Alkynes are a group of organic compounds that are used to manufacture industrial reagents and polymers. Photolysis of a cyclopropenone with UV-light is a useful method to generate a highly reactive alkyne. However, if the reaction mix contains accompanying compounds that are sensitive to UV light, they will degenerate. Therefore, performing this reaction in the presence of visible light instead will keep such compounds intact. A research team at Kanazawa University has identified catalysts that can facilitate the photolysis of visible-light-stable cyclopropenones under visible-light conditions.
The team first screened a panel of six potential catalysts to identify those yielding the highest proportion of aminoalkynes from aminocyclopropenones in the presence of visible light. To assess this, a phototriggered dehydration condensation reaction was set up. This is one of the few reactions wherein the aminoalkyne synthesized from the aminocyclopropenone directly undergoes a series of intermediate steps to yield chemical compounds known as amides.
When this reaction mixture was irradiated with a household fluorescence lamp, two catalysts showed the highest yield of the amide. In the presence of these two catalysts more than 90% of the cyclopropenone was consumed, suggestive of their efficiency under visible light. These observations were not seen under dark conditions, further suggesting the dependence of these two catalysts on light within the visible spectrum. Interestingly, the researchers also noticed that these two catalysts seemed to have the high reduction potential at their excited states and low reduction potential at their ground states. This redox potential possibly causes the excited catalysts to snatch an electron away from cyclopropenone, initiating the reaction chain. The oxidized cyclopropenone would be unstable and decompose to the ring-opened radical cation. The radical cation would receive one-electron from the photocatalyst and then generate carbon monoxide and the active alkyne. The mechanism of visible-light activated catalysts is thus thought to be different from catalysts that function under UV light.
To test the practical application of these catalysts, the reaction was then performed in the presence of tetrazole, a highly UV-sensitive molecule. As expected, under UV light conditions, tetrazole decomposed, yielding only 46% of the amide. On the other hand, under visible light not only was the tetrazole found to be intact, but the yield of the amide was much higher: almost 75%.

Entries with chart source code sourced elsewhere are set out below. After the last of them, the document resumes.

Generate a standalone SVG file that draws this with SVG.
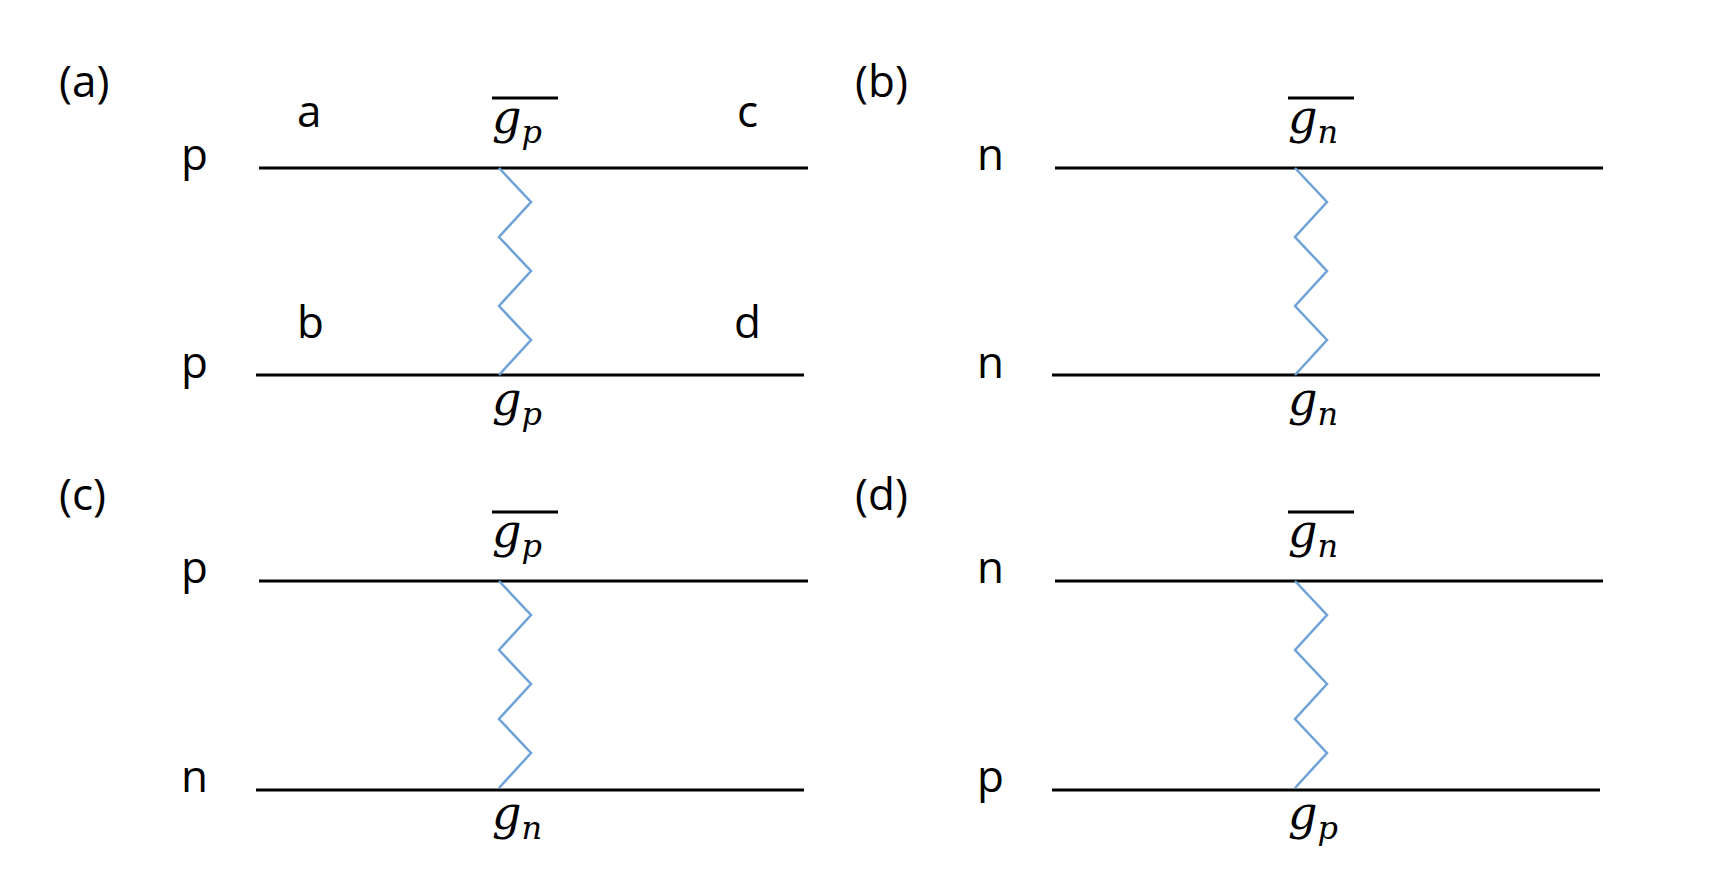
<svg xmlns="http://www.w3.org/2000/svg" width="1734" height="886" viewBox="0 0 1734 886">
<style>
.t{font-family:"Open Sans","Liberation Sans",sans-serif;font-size:44px;fill:#000}
.m{font-family:"DejaVu Serif","Liberation Serif",serif;font-style:italic;font-size:46px;fill:#000}
.s{font-size:32px}
.l{stroke:#000;stroke-width:3;fill:none}
.z{stroke:#6fa2d8;stroke-width:2.5;fill:none}
</style>
<rect width="1734" height="886" fill="#fff"/>
<defs>
<g id="zz"><polyline class="z" points="0,0 32,34 0,69 32,103 0,138 32,172 0,207"/></g>
</defs>
<g id="connectors">
<line class="l" x1="259" y1="168" x2="808" y2="168"/>
<line class="l" x1="256" y1="375" x2="804" y2="375"/>
<line class="l" x1="1055" y1="168" x2="1603" y2="168"/>
<line class="l" x1="1052" y1="375" x2="1600" y2="375"/>
<line class="l" x1="259" y1="581" x2="808" y2="581"/>
<line class="l" x1="256" y1="790" x2="804" y2="790"/>
<line class="l" x1="1055" y1="581" x2="1603" y2="581"/>
<line class="l" x1="1052" y1="790" x2="1600" y2="790"/>
<use href="#zz" x="499" y="168"/>
<use href="#zz" x="1295" y="168"/>
<use href="#zz" x="499" y="581" transform="translate(0,0) scale(1,1)"/>
<use href="#zz" x="1295" y="581"/>
</g>
<g id="panel-a">
<text class="t" x="59" y="97">(a)</text>
<text class="t" x="181" y="170">p</text>
<text class="t" x="181" y="378">p</text>
<text class="t" x="297" y="127">a</text>
<text class="t" x="737" y="127">c</text>
<text class="t" x="297" y="338">b</text>
<text class="t" x="734" y="338">d</text>
<line class="l" x1="492" y1="98" x2="558" y2="98"/>
<text class="m" x="492" y="133">g<tspan class="s" dy="10">p</tspan></text>
<text class="m" x="492" y="415">g<tspan class="s" dy="10">p</tspan></text>
</g>
<g id="panel-b">
<text class="t" x="855" y="97">(b)</text>
<text class="t" x="977" y="170">n</text>
<text class="t" x="977" y="378">n</text>
<line class="l" x1="1288" y1="98" x2="1354" y2="98"/>
<text class="m" x="1288" y="133">g<tspan class="s" dy="10">n</tspan></text>
<text class="m" x="1288" y="415">g<tspan class="s" dy="10">n</tspan></text>
</g>
<g id="panel-c">
<text class="t" x="59" y="510">(c)</text>
<text class="t" x="181" y="583">p</text>
<text class="t" x="181" y="792">n</text>
<line class="l" x1="492" y1="512" x2="558" y2="512"/>
<text class="m" x="492" y="547">g<tspan class="s" dy="10">p</tspan></text>
<text class="m" x="492" y="829">g<tspan class="s" dy="10">n</tspan></text>
</g>
<g id="panel-d">
<text class="t" x="855" y="510">(d)</text>
<text class="t" x="977" y="583">n</text>
<text class="t" x="977" y="792">p</text>
<line class="l" x1="1288" y1="512" x2="1354" y2="512"/>
<text class="m" x="1288" y="547">g<tspan class="s" dy="10">n</tspan></text>
<text class="m" x="1288" y="829">g<tspan class="s" dy="10">p</tspan></text>
</g>
</svg>
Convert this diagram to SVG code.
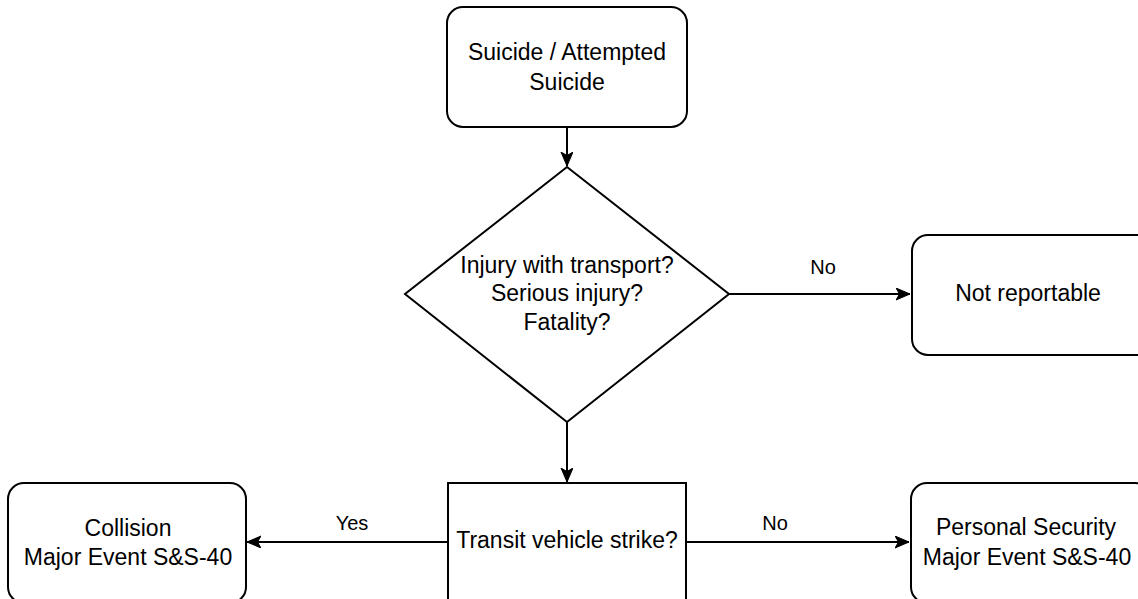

This study proposed a novel method of alkyne synthesis without dependence on UV light. “[We] have developed a novel phototriggered active alkyne generation reaction with a visible-light-responsive-photocatalyst. The method would be especially useful when UV light cannot be used for alkyne generation due to the UV light-sensitivity of other coexisting substrates,” conclude the researchers.
Background:
Alkynes and their synthesis: Alkynes are unsaturated organic molecules consisting of at least one carbon-carbon triple bond and carbon chains of varying length. While there are several methods of synthesizing alkynes, photolysis of cyclopropenone produces unstable alkynes which are directly used in other chemical reactions, eliminating the need for their isolation. Due to the presence of triple bonds, many different functional groups can be added to alkynes resulting in halogenated, hydrogenated and even oxidized products. Thus, optimizing alkyne synthesis has great industrial value in producing different chemical reagents.
Reference:
Kenji Mishiro, Takeshi Kimura, Taniyuki Furuyama, Munetaka Kunishima. Phototriggered Active Alkyne Generation from Cyclopropenones with Visible Light-Responsive Photocatalysts. Organic Letters, 2019.